In the annals of mythology, rebels enjoy cult status. In the Christian tradition, Adam and Eve were banished from the Garden of Eden after disobeying God by eating the forbidden fruit. To steal fire for humanity, Prometheus defied Zeus, with painful consequences.

But the rebel does not always have to be larger than life. When was the last time you threw a tantrum? Ran away from home? Wore a hoodie? Broke a school rule? Inside each of us lies a hidden rebel, scrambling to break out.

This issue, we ask you to consider what it means to be a rebel of any kind. We welcome poems, reviews, articles and artwork on all aspects of being a rebel: the causes, the struggles, the triumphs and the anguish.

But most of all, this is an invitation to rebel – against stiff poetic conventions, clichéd imagery and trite themes.

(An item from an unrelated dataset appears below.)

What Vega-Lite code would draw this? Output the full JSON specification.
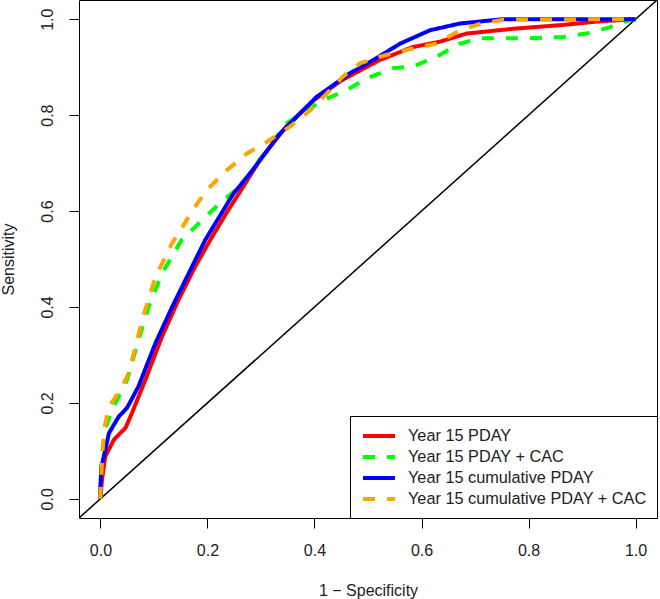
{
  "$schema": "https://vega.github.io/schema/vega-lite/v6.json",
  "width": 578,
  "height": 518,
  "autosize": {"type": "none"},
  "padding": {"left": 79, "top": 0, "right": 3, "bottom": 81},
  "background": "white",
  "config": {
    "font": "Liberation Sans",
    "view": {"stroke": "black", "strokeWidth": 1},
    "axis": {
      "grid": false,
      "domain": false,
      "tickColor": "black",
      "tickSize": 10,
      "tickWidth": 1,
      "labelFont": "Liberation Sans",
      "labelFontSize": 16,
      "labelColor": "#222222",
      "titleFont": "Liberation Sans",
      "titleFontSize": 16,
      "titleFontWeight": "normal",
      "titleColor": "#222222"
    }
  },
  "datasets": {
    "roc": [
      {"series": "Year 15 PDAY", "fpr": 0, "tpr": 0},
      {"series": "Year 15 PDAY", "fpr": 0.003, "tpr": 0.04},
      {"series": "Year 15 PDAY", "fpr": 0.009, "tpr": 0.088},
      {"series": "Year 15 PDAY", "fpr": 0.025, "tpr": 0.123},
      {"series": "Year 15 PDAY", "fpr": 0.047, "tpr": 0.148},
      {"series": "Year 15 PDAY", "fpr": 0.059, "tpr": 0.179},
      {"series": "Year 15 PDAY", "fpr": 0.084, "tpr": 0.248},
      {"series": "Year 15 PDAY", "fpr": 0.115, "tpr": 0.338},
      {"series": "Year 15 PDAY", "fpr": 0.146, "tpr": 0.415},
      {"series": "Year 15 PDAY", "fpr": 0.177, "tpr": 0.484},
      {"series": "Year 15 PDAY", "fpr": 0.208, "tpr": 0.545},
      {"series": "Year 15 PDAY", "fpr": 0.235, "tpr": 0.595},
      {"series": "Year 15 PDAY", "fpr": 0.267, "tpr": 0.651},
      {"series": "Year 15 PDAY", "fpr": 0.3, "tpr": 0.71},
      {"series": "Year 15 PDAY", "fpr": 0.35, "tpr": 0.78},
      {"series": "Year 15 PDAY", "fpr": 0.4, "tpr": 0.832},
      {"series": "Year 15 PDAY", "fpr": 0.45, "tpr": 0.872},
      {"series": "Year 15 PDAY", "fpr": 0.522, "tpr": 0.915},
      {"series": "Year 15 PDAY", "fpr": 0.584, "tpr": 0.942},
      {"series": "Year 15 PDAY", "fpr": 0.634, "tpr": 0.953},
      {"series": "Year 15 PDAY", "fpr": 0.684, "tpr": 0.97},
      {"series": "Year 15 PDAY", "fpr": 0.771, "tpr": 0.98},
      {"series": "Year 15 PDAY", "fpr": 0.864, "tpr": 0.988},
      {"series": "Year 15 PDAY", "fpr": 0.927, "tpr": 0.995},
      {"series": "Year 15 PDAY", "fpr": 0.97, "tpr": 0.998},
      {"series": "Year 15 PDAY", "fpr": 1, "tpr": 1},

      {"series": "Year 15 PDAY + CAC", "fpr": 0, "tpr": 0},
      {"series": "Year 15 PDAY + CAC", "fpr": 0, "tpr": 0.04},
      {"series": "Year 15 PDAY + CAC", "fpr": 0.003, "tpr": 0.088},
      {"series": "Year 15 PDAY + CAC", "fpr": 0.008, "tpr": 0.14},
      {"series": "Year 15 PDAY + CAC", "fpr": 0.019, "tpr": 0.179},
      {"series": "Year 15 PDAY + CAC", "fpr": 0.034, "tpr": 0.213},
      {"series": "Year 15 PDAY + CAC", "fpr": 0.05, "tpr": 0.248},
      {"series": "Year 15 PDAY + CAC", "fpr": 0.071, "tpr": 0.331},
      {"series": "Year 15 PDAY + CAC", "fpr": 0.09, "tpr": 0.4},
      {"series": "Year 15 PDAY + CAC", "fpr": 0.115, "tpr": 0.47},
      {"series": "Year 15 PDAY + CAC", "fpr": 0.152, "tpr": 0.54},
      {"series": "Year 15 PDAY + CAC", "fpr": 0.19, "tpr": 0.581},
      {"series": "Year 15 PDAY + CAC", "fpr": 0.224, "tpr": 0.617},
      {"series": "Year 15 PDAY + CAC", "fpr": 0.261, "tpr": 0.651},
      {"series": "Year 15 PDAY + CAC", "fpr": 0.311, "tpr": 0.727},
      {"series": "Year 15 PDAY + CAC", "fpr": 0.348, "tpr": 0.783},
      {"series": "Year 15 PDAY + CAC", "fpr": 0.416, "tpr": 0.831},
      {"series": "Year 15 PDAY + CAC", "fpr": 0.46, "tpr": 0.852},
      {"series": "Year 15 PDAY + CAC", "fpr": 0.498, "tpr": 0.877},
      {"series": "Year 15 PDAY + CAC", "fpr": 0.547, "tpr": 0.898},
      {"series": "Year 15 PDAY + CAC", "fpr": 0.584, "tpr": 0.901},
      {"series": "Year 15 PDAY + CAC", "fpr": 0.628, "tpr": 0.922},
      {"series": "Year 15 PDAY + CAC", "fpr": 0.672, "tpr": 0.949},
      {"series": "Year 15 PDAY + CAC", "fpr": 0.709, "tpr": 0.96},
      {"series": "Year 15 PDAY + CAC", "fpr": 0.8, "tpr": 0.96},
      {"series": "Year 15 PDAY + CAC", "fpr": 0.864, "tpr": 0.963},
      {"series": "Year 15 PDAY + CAC", "fpr": 0.908, "tpr": 0.97},
      {"series": "Year 15 PDAY + CAC", "fpr": 0.951, "tpr": 0.983},
      {"series": "Year 15 PDAY + CAC", "fpr": 0.989, "tpr": 0.998},
      {"series": "Year 15 PDAY + CAC", "fpr": 1, "tpr": 1},

      {"series": "Year 15 cumulative PDAY", "fpr": 0, "tpr": 0},
      {"series": "Year 15 cumulative PDAY", "fpr": 0, "tpr": 0.026},
      {"series": "Year 15 cumulative PDAY", "fpr": 0.002, "tpr": 0.067},
      {"series": "Year 15 cumulative PDAY", "fpr": 0.016, "tpr": 0.137},
      {"series": "Year 15 cumulative PDAY", "fpr": 0.034, "tpr": 0.171},
      {"series": "Year 15 cumulative PDAY", "fpr": 0.05, "tpr": 0.19},
      {"series": "Year 15 cumulative PDAY", "fpr": 0.071, "tpr": 0.234},
      {"series": "Year 15 cumulative PDAY", "fpr": 0.103, "tpr": 0.325},
      {"series": "Year 15 cumulative PDAY", "fpr": 0.134, "tpr": 0.4},
      {"series": "Year 15 cumulative PDAY", "fpr": 0.165, "tpr": 0.47},
      {"series": "Year 15 cumulative PDAY", "fpr": 0.196, "tpr": 0.54},
      {"series": "Year 15 cumulative PDAY", "fpr": 0.249, "tpr": 0.637},
      {"series": "Year 15 cumulative PDAY", "fpr": 0.28, "tpr": 0.679},
      {"series": "Year 15 cumulative PDAY", "fpr": 0.336, "tpr": 0.762},
      {"series": "Year 15 cumulative PDAY", "fpr": 0.404, "tpr": 0.838},
      {"series": "Year 15 cumulative PDAY", "fpr": 0.466, "tpr": 0.887},
      {"series": "Year 15 cumulative PDAY", "fpr": 0.51, "tpr": 0.915},
      {"series": "Year 15 cumulative PDAY", "fpr": 0.56, "tpr": 0.949},
      {"series": "Year 15 cumulative PDAY", "fpr": 0.616, "tpr": 0.977},
      {"series": "Year 15 cumulative PDAY", "fpr": 0.672, "tpr": 0.991},
      {"series": "Year 15 cumulative PDAY", "fpr": 0.752, "tpr": 1},
      {"series": "Year 15 cumulative PDAY", "fpr": 1, "tpr": 1},

      {"series": "Year 15 cumulative PDAY + CAC", "fpr": 0, "tpr": 0},
      {"series": "Year 15 cumulative PDAY + CAC", "fpr": 0, "tpr": 0.01},
      {"series": "Year 15 cumulative PDAY + CAC", "fpr": 0.004, "tpr": 0.1},
      {"series": "Year 15 cumulative PDAY + CAC", "fpr": 0.008, "tpr": 0.15},
      {"series": "Year 15 cumulative PDAY + CAC", "fpr": 0.016, "tpr": 0.192},
      {"series": "Year 15 cumulative PDAY + CAC", "fpr": 0.037, "tpr": 0.227},
      {"series": "Year 15 cumulative PDAY + CAC", "fpr": 0.053, "tpr": 0.262},
      {"series": "Year 15 cumulative PDAY + CAC", "fpr": 0.078, "tpr": 0.373},
      {"series": "Year 15 cumulative PDAY + CAC", "fpr": 0.103, "tpr": 0.463},
      {"series": "Year 15 cumulative PDAY + CAC", "fpr": 0.134, "tpr": 0.533},
      {"series": "Year 15 cumulative PDAY + CAC", "fpr": 0.177, "tpr": 0.609},
      {"series": "Year 15 cumulative PDAY + CAC", "fpr": 0.199, "tpr": 0.644},
      {"series": "Year 15 cumulative PDAY + CAC", "fpr": 0.236, "tpr": 0.685},
      {"series": "Year 15 cumulative PDAY + CAC", "fpr": 0.274, "tpr": 0.72},
      {"series": "Year 15 cumulative PDAY + CAC", "fpr": 0.311, "tpr": 0.744},
      {"series": "Year 15 cumulative PDAY + CAC", "fpr": 0.354, "tpr": 0.776},
      {"series": "Year 15 cumulative PDAY + CAC", "fpr": 0.392, "tpr": 0.81},
      {"series": "Year 15 cumulative PDAY + CAC", "fpr": 0.423, "tpr": 0.845},
      {"series": "Year 15 cumulative PDAY + CAC", "fpr": 0.453, "tpr": 0.88},
      {"series": "Year 15 cumulative PDAY + CAC", "fpr": 0.485, "tpr": 0.908},
      {"series": "Year 15 cumulative PDAY + CAC", "fpr": 0.522, "tpr": 0.922},
      {"series": "Year 15 cumulative PDAY + CAC", "fpr": 0.584, "tpr": 0.939},
      {"series": "Year 15 cumulative PDAY + CAC", "fpr": 0.628, "tpr": 0.949},
      {"series": "Year 15 cumulative PDAY + CAC", "fpr": 0.672, "tpr": 0.977},
      {"series": "Year 15 cumulative PDAY + CAC", "fpr": 0.709, "tpr": 0.99},
      {"series": "Year 15 cumulative PDAY + CAC", "fpr": 0.752, "tpr": 0.999},
      {"series": "Year 15 cumulative PDAY + CAC", "fpr": 1, "tpr": 1}
    ],
    "diag": [
      {"fpr": -0.04, "tpr": -0.04},
      {"fpr": 1.04, "tpr": 1.04}
    ]
  },
  "encoding": {
    "x": {
      "field": "fpr", "type": "quantitative",
      "scale": {"domain": [-0.04, 1.04], "nice": false, "zero": false},
      "axis": {"values": [0, 0.2, 0.4, 0.6, 0.8, 1], "format": ".1f", "title": "1 \u2212 Specificity", "labelPadding": 14, "titlePadding": 24}
    },
    "y": {
      "field": "tpr", "type": "quantitative",
      "scale": {"domain": [-0.04, 1.04], "nice": false, "zero": false},
      "axis": {"values": [0, 0.2, 0.4, 0.6, 0.8, 1], "format": ".1f", "title": "Sensitivity", "labelAngle": -90, "labelAlign": "center", "labelBaseline": "alphabetic", "labelPadding": 17, "titlePadding": 23}
    }
  },
  "layer": [
    {
      "data": {"name": "diag"},
      "mark": {"type": "line", "color": "black", "strokeWidth": 1.5, "clip": true},
      "encoding": {}
    },
    {
      "data": {"name": "roc"},
      "transform": [{"filter": "datum.series === 'Year 15 PDAY'"}],
      "mark": {"type": "line", "strokeWidth": 4, "clip": true},
      "encoding": {
        "color": {"field": "series", "type": "nominal"},
        "strokeDash": {"field": "series", "type": "nominal"}
      }
    },
    {
      "data": {"name": "roc"},
      "transform": [{"filter": "datum.series === 'Year 15 PDAY + CAC'"}],
      "mark": {"type": "line", "strokeWidth": 4, "clip": true},
      "encoding": {
        "color": {"field": "series", "type": "nominal"},
        "strokeDash": {"field": "series", "type": "nominal"}
      }
    },
    {
      "data": {"name": "roc"},
      "transform": [{"filter": "datum.series === 'Year 15 cumulative PDAY'"}],
      "mark": {"type": "line", "strokeWidth": 4, "clip": true},
      "encoding": {
        "color": {"field": "series", "type": "nominal"},
        "strokeDash": {"field": "series", "type": "nominal"}
      }
    },
    {
      "data": {"name": "roc"},
      "transform": [{"filter": "datum.series === 'Year 15 cumulative PDAY + CAC'"}],
      "mark": {"type": "line", "strokeWidth": 4, "clip": true},
      "encoding": {
        "color": {
          "field": "series", "type": "nominal",
          "scale": {
            "domain": ["Year 15 PDAY", "Year 15 PDAY + CAC", "Year 15 cumulative PDAY", "Year 15 cumulative PDAY + CAC"],
            "range": ["#FF0000", "#00FF00", "#0000FF", "#FFA500"]
          },
          "legend": {
            "title": null,
            "orient": "bottom-right",
            "offset": 0,
            "strokeColor": "black",
            "fillColor": "white",
            "padding": 10,
            "symbolType": "M-2,0H2",
            "symbolSize": 256,
            "symbolStrokeWidth": 4,
            "symbolOffset": 9,
            "labelFontSize": 16.3,
            "labelFont": "Liberation Sans",
            "labelColor": "#222222",
            "labelOffset": 19,
            "rowPadding": 2,
            "labelLimit": 400
          }
        },
        "strokeDash": {
          "field": "series", "type": "nominal",
          "scale": {
            "domain": ["Year 15 PDAY", "Year 15 PDAY + CAC", "Year 15 cumulative PDAY", "Year 15 cumulative PDAY + CAC"],
            "range": [[1, 0], [12, 12], [1, 0], [12, 12]]
          },
          "legend": null
        }
      }
    }
  ]
}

Chua Jun Yan is 17 and lives on the tropical island of Singapore where he is currently pursuing his A Levels. He was a Commended Foyle Young Poet of the Year in 2009. His works have appeared in publications such as Nexus’s pamphlet, ‘Your Singapore Through Their Eyes’ (Singapore, 2009), and the Sampad anthology, ‘Journeys’ (Birmingham, 2010). Beyond his literary pursuits, Jun Yan is an avid debater and organises speech-related community projects.